道の駅の方に行って見たが、何だか混んでいて落ち着きがない。今日は日曜日ということもあって、ここは小さなテーマパーク風の施設になっているので、人出が多いのであろう。温泉もあるので、行ってみたら、何と料金が一人1,515円だという。入館料込みということらしいけど、風呂に入るだけの料金としては、呆れ返る価格である。平気で応える社員の人が可哀相な感じがした。とにかくこのような所に用はないので、どこか他に行くことにした。道の駅の案内資料では、比較的近くの財田町(今は三豊市)に道の駅があるので、そこへ行くことにして出発。30分ほどで道の駅:たからだの里さいたに到着。少し暗くなりだしていた。ここにも温泉があり、行ってみると料金は500円だった。これが普通の良識ある料金というものであろう。先ずは温泉に入って汗を流すことにする。温泉は露天風呂もあり、丁度半天に満月に近い月が輝いており、実にいい風情の入浴だった。大満足の温泉である。

車に戻って、静かな一夜を過す。

◇「以無所得故。菩提薩埵。依般若波羅蜜多故。心無罣礙。無罣礙故。無有恐怖。」

「得る所なきを以ての故に、菩提薩埵は、般若波羅蜜多に依るが故に、心に罣礙なし。罣礙なきが故に、恐怖有ることなく」

これは前節からの続きを述べているのだが、その内容としては、様々な喜怒哀楽や苦悩を空という存在で確認できたという、深遠な知恵の完成を得た求道者は、もはや心を翳(かげ)らせるものなどなく、恐れなどというものもないのだ、という絶対的な自信というか、断言的な表現で深遠な知恵の完成した後の状況を述べている。

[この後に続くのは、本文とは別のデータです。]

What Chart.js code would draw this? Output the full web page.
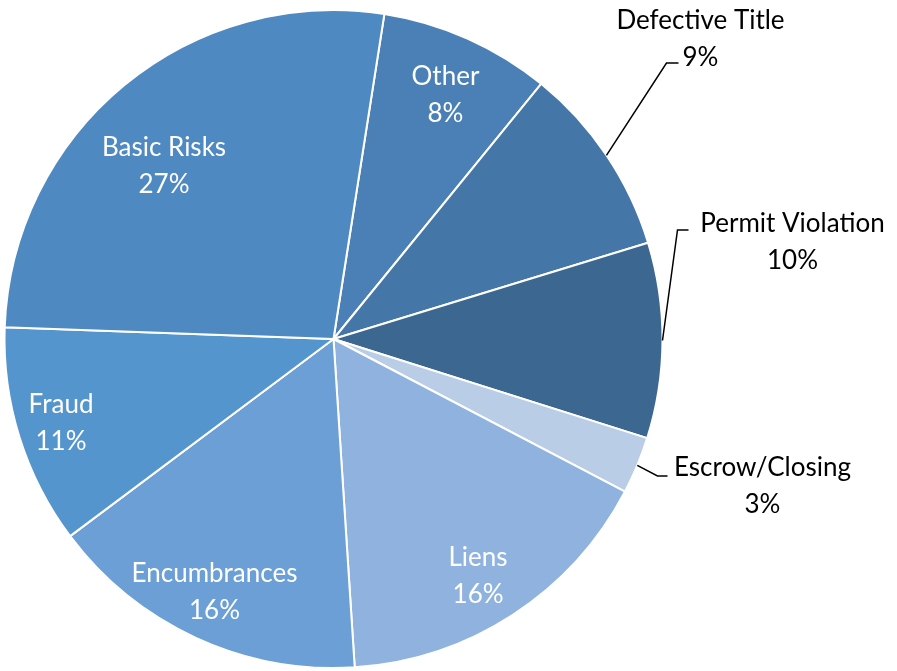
<!DOCTYPE html>
<html>
<head>
<meta charset="utf-8">
<script src="https://cdn.jsdelivr.net/npm/chart.js@4.4.0/dist/chart.umd.min.js"></script>
<style>
  html, body { margin: 0; padding: 0; background: #fff; }
  #wrap { width: 897px; height: 671px; }
</style>
</head>
<body>
<div id="wrap"><canvas id="pie"></canvas></div>
<script>
// Slices clockwise from the top (first slice starts a little right of 12 o'clock)
const categories = ['Other', 'Defective Title', 'Permit Violation', 'Escrow/Closing', 'Liens', 'Encumbrances', 'Fraud', 'Basic Risks'];
const shares = [8.4, 9.4, 9.6, 2.8, 16.3, 15.8, 10.8, 26.9];
const percentLabels = ['8%', '9%', '10%', '3%', '16%', '16%', '11%', '27%'];
const sliceColors = ['#4a80b6', '#4576a8', '#3c6791', '#b9cde7', '#8fb3de', '#6b9fd6', '#5495cd', '#4f89c2'];

const FONT = '26px Lato, "Open Sans", sans-serif';

// label placement per slice: inside ones sit along the mid angle,
// outside ones get a leader line with an elbow (offsets from the pie centre, px)
const placement = [
  { inside: true, frac: 0.82, turn: 0.5 },
  { inside: false, elbow: [333, -276], tail: 12, label: [367, -302] },
  { inside: false, elbow: [344, -109], tail: 11, label: [459, -99] },
  { inside: false, elbow: [324, 137], tail: 10, label: [429, 145] },
  { inside: true, frac: 0.84, turn: 1.5 },
  { inside: true, frac: 0.845, turn: 0.6 },
  { inside: true, frac: 0.865, turn: 0.6 },
  { inside: true, frac: 0.74, turn: -4.6 }
];

const sliceLabels = {
  id: 'sliceLabels',
  afterDatasetsDraw(chart) {
    const ctx = chart.ctx;
    const arcs = chart.getDatasetMeta(0).data;
    ctx.save();
    ctx.font = FONT;
    ctx.textAlign = 'center';
    ctx.textBaseline = 'middle';
    arcs.forEach((arc, i) => {
      const p = placement[i];
      const mid = (arc.startAngle + arc.endAngle) / 2;
      const r = arc.outerRadius;
      let lx, ly;
      if (p.inside) {
        const a = mid + p.turn * Math.PI / 180;
        lx = arc.x + Math.cos(a) * r * p.frac;
        ly = arc.y + Math.sin(a) * r * p.frac;
        ctx.fillStyle = '#ffffff';
      } else {
        const ex = arc.x + p.elbow[0], ey = arc.y + p.elbow[1];
        ctx.strokeStyle = '#000000';
        ctx.lineWidth = 1.5;
        ctx.beginPath();
        ctx.moveTo(arc.x + Math.cos(mid) * r, arc.y + Math.sin(mid) * r);
        ctx.lineTo(ex, ey);
        ctx.lineTo(ex + p.tail, ey);
        ctx.stroke();
        lx = arc.x + p.label[0];
        ly = arc.y + p.label[1];
        ctx.fillStyle = '#000000';
      }
      ctx.fillText(categories[i], lx, ly - 16.5);
      ctx.fillText(percentLabels[i], lx, ly + 20.5);
    });
    ctx.restore();
  }
};

new Chart(document.getElementById('pie'), {
  type: 'pie',
  data: {
    labels: categories,
    datasets: [{
      data: shares,
      backgroundColor: sliceColors,
      borderColor: '#ffffff',
      borderWidth: 2
    }]
  },
  options: {
    responsive: true,
    maintainAspectRatio: false,
    animation: false,
    rotation: 8.9,
    layout: { padding: { left: 3, right: 233, top: 9, bottom: 2 } },
    plugins: {
      legend: { display: false },
      tooltip: { enabled: false }
    }
  },
  plugins: [sliceLabels]
});
</script>
</body>
</html>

私のような俗物の世界では、苦悩を乗り越えた時の喜びというか、絶対的な自信を獲得した時の状況に似ているように思う。どうにもならなかった壁を一つ超えた時の心の有様のようにも思えるのである。破れかぶれになって、開き直っている内に、瞬間的にそこに何ものをも恐れない自分を見出した時に、このような迷いも怖いものもない心境に至るのではないか。その意味において、般若波羅蜜多を行ずるというのは、例えば逆境の中で呻吟苦悩する姿に似ているように思う。

そう思うと、人間というのは、順境に居ては般若波羅蜜多を得ることは出来ないのではないか。逆境にあってこそ、困難にぶち当たってこそ深遠なる知恵を完成させるに近づくことが出来るように思えてならない。